Az = 1, since z ranges from 0 to 1 overall in the region
Bz = 1 − x, since the region's z-extent depends only on x
Cz = 1 − x − y, since the slanted face satisfies the plane x + y + z = 1
Dz = √(1 − x² − y²), the boundary of a hemisphere
The tetrahedron is bounded above by the plane x + y + z = 1, so z ≤ 1 − x − y for any fixed (x, y) inside the region. Using z = 1 as the upper bound (option A) is the most common error — it ignores that the ceiling on z depends on where you are in the xy-plane. Option B is also wrong; the bound depends on both x and y. This is the essential challenge of triple integrals: inner bounds are generally functions of the outer variables.
Question 2 Multiple Choice
Which statement about changing the order of integration in a triple integral is correct?
AThe integral's value changes when you reorder because different bounds are used
BYou can freely swap any two variables without rederiving the bounds
CThe value is unchanged by Fubini's theorem, but the bounds must be completely rederived for the new ordering
DReordering is only valid if the integration region is a rectangular box
Fubini's theorem guarantees that any ordering of integration yields the same value — but only if you correctly re-describe the region W for the new ordering. The bounds for one ordering (e.g., the z bounds as a function of x and y) are completely different from the bounds for another ordering (the x bounds as a function of y and z). Reordering is not just swapping variable names — it requires redrawing and re-reading the geometry of the region from a new perspective.
Question 3 True / False
For the unit cube [0,1]³, all six possible orderings of integration produce the same result with the same constant bounds [0,1] for each variable.
TTrue
FFalse
Answer: True
The unit cube has constant bounds in every direction: x ∈ [0,1], y ∈ [0,1], z ∈ [0,1], independent of the other variables. So no matter what order you integrate, the bounds are always the same constants and the value is the same. This is the special simplicity of rectangular regions — the bounds decouple. For any non-rectangular region, the bounds of inner variables will depend on outer variables, so reordering requires re-deriving them.
Question 4 True / False
For a non-rectangular region in 3D (like a tetrahedron or a ball), you can set the bounds for each variable independently of the other variables.
TTrue
FFalse
Answer: False
For non-rectangular regions, inner bounds must account for the shape of the region at each fixed value of the outer variables. For example, integrating over the unit ball x² + y² + z² ≤ 1 in order dz dy dx, the z bounds are −√(1−x²−y²) to √(1−x²−y²) — depending on both x and y. Using fixed bounds [−1, 1] for all three variables would integrate over the cube containing the ball, not the ball itself, giving the wrong answer.
Question 5 Short Answer
Why might you choose to change the order of integration in a triple integral even though the final value is the same regardless of order?
Think about your answer, then reveal below.
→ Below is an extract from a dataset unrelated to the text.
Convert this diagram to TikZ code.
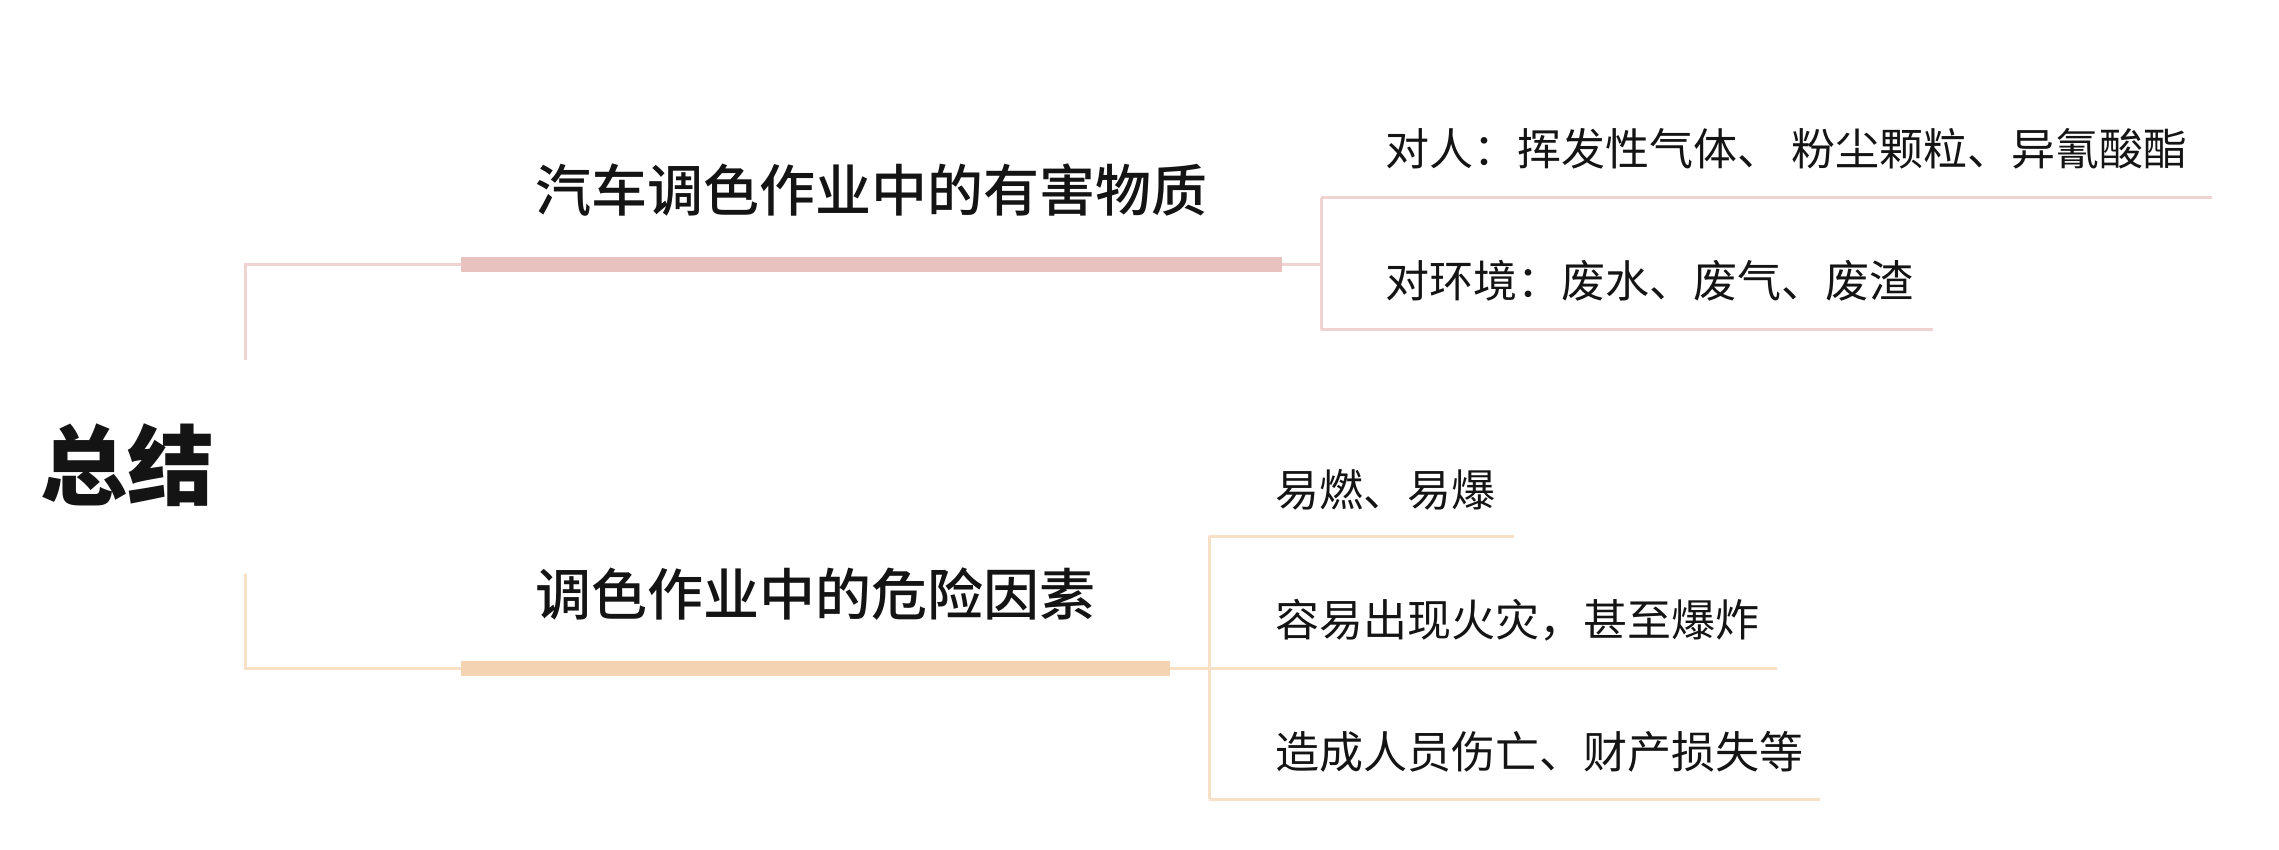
\documentclass[tikz,border=0pt]{standalone}
\usepackage{fontspec}
\newfontfamily\cjk{Noto Sans CJK SC}
\newfontfamily\cjkmed{Noto Sans CJK SC Medium}
\definecolor{pinkbar}{RGB}{232,194,191}
\definecolor{pinkln}{RGB}{240,210,208}
\definecolor{orbar}{RGB}{244,212,176}
\definecolor{orln}{RGB}{248,224,198}
\definecolor{txt}{RGB}{20,20,20}
\tikzset{
  rootnode/.style={anchor=base west, inner sep=0pt, text=txt, font=\cjk\bfseries\fontsize{87}{96}\selectfont},
  titlenode/.style={anchor=base, inner sep=0pt, text=txt, font=\cjkmed\fontsize{56}{64}\selectfont},
  leafnode/.style={anchor=base west, inner sep=0pt, text=txt, font=\cjk\fontsize{44}{50}\selectfont},
  pinkline/.style={draw=pinkln, line width=3pt},
  pinkbarst/.style={draw=pinkbar, line width=15pt},
  orline/.style={draw=orln, line width=3pt},
  orbarst/.style={draw=orbar, line width=15pt}
}
\begin{document}
\begin{tikzpicture}[x=1pt,y=-1pt]
\useasboundingbox (0,0) rectangle (2279,850);
\node[rootnode] (root) at (40,498) {总结};
% top branch
\coordinate (r1) at (245,360);
\coordinate (b1s) at (461,265);
\coordinate (b1e) at (1282,265);
\coordinate (j1) at (1321,265);
\coordinate (v1t) at (1321,198);
\coordinate (v1b) at (1321,330);
\coordinate (l11e) at (2212,198);
\coordinate (l12e) at (1933,330);
\draw[pinkline] (r1) |- (b1s);
\draw[pinkbarst] (b1s) -- (b1e);
\draw[pinkline] (b1e) -- (j1);
\draw[pinkline] (v1t) -- (v1b);
\draw[pinkline] (v1t) -- (l11e);
\draw[pinkline] (v1b) -- (l12e);
\node[titlenode] (t1) at (871,212) {汽车调色作业中的有害物质};
\node[leafnode] (c11) at (1385,166) {对人：挥发性气体、 粉尘颗粒、异氰酸酯};
\node[leafnode] (c12) at (1385,298) {对环境：废水、废气、废渣};
% bottom branch
\coordinate (r2) at (245,574);
\coordinate (b2s) at (461,668);
\coordinate (b2e) at (1170,668);
\coordinate (j2) at (1209,668);
\coordinate (v2t) at (1209,536);
\coordinate (v2b) at (1209,799);
\coordinate (l21e) at (1514,536);
\coordinate (l22e) at (1777,668);
\coordinate (l23e) at (1820,799);
\draw[orline] (r2) |- (b2s);
\draw[orbarst] (b2s) -- (b2e);
\draw[orline] (b2e) -- (j2);
\draw[orline] (v2t) -- (v2b);
\draw[orline] (v2t) -- (l21e);
\draw[orline] (j2) -- (l22e);
\draw[orline] (v2b) -- (l23e);
\node[titlenode] (t2) at (815,615) {调色作业中的危险因素};
\node[leafnode] (c21) at (1275,506) {易燃、易爆};
\node[leafnode] (c22) at (1275,636) {容易出现火灾，甚至爆炸};
\node[leafnode] (c23) at (1275,768) {造成人员伤亡、财产损失等};
\end{tikzpicture}
\end{document}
Model answer: Different orderings produce different inner integrands, some of which may be far harder to evaluate analytically than others. For example, one ordering might require integrating e^(z³) with respect to z (which has no elementary antiderivative), while a different ordering avoids this entirely. By Fubini's theorem the value is the same, but choosing the right order can mean the difference between a tractable computation and one that cannot be done in closed form.
This is the practical payoff of understanding Fubini's theorem deeply. Recognizing that order can be changed — and that the key work is re-describing the region's bounds for the new order — is what allows you to turn impossible integrals into manageable ones. Sketching the region and asking 'which variable is easiest to integrate last?' (as the outermost integral) is a standard strategic move in multivariable calculus.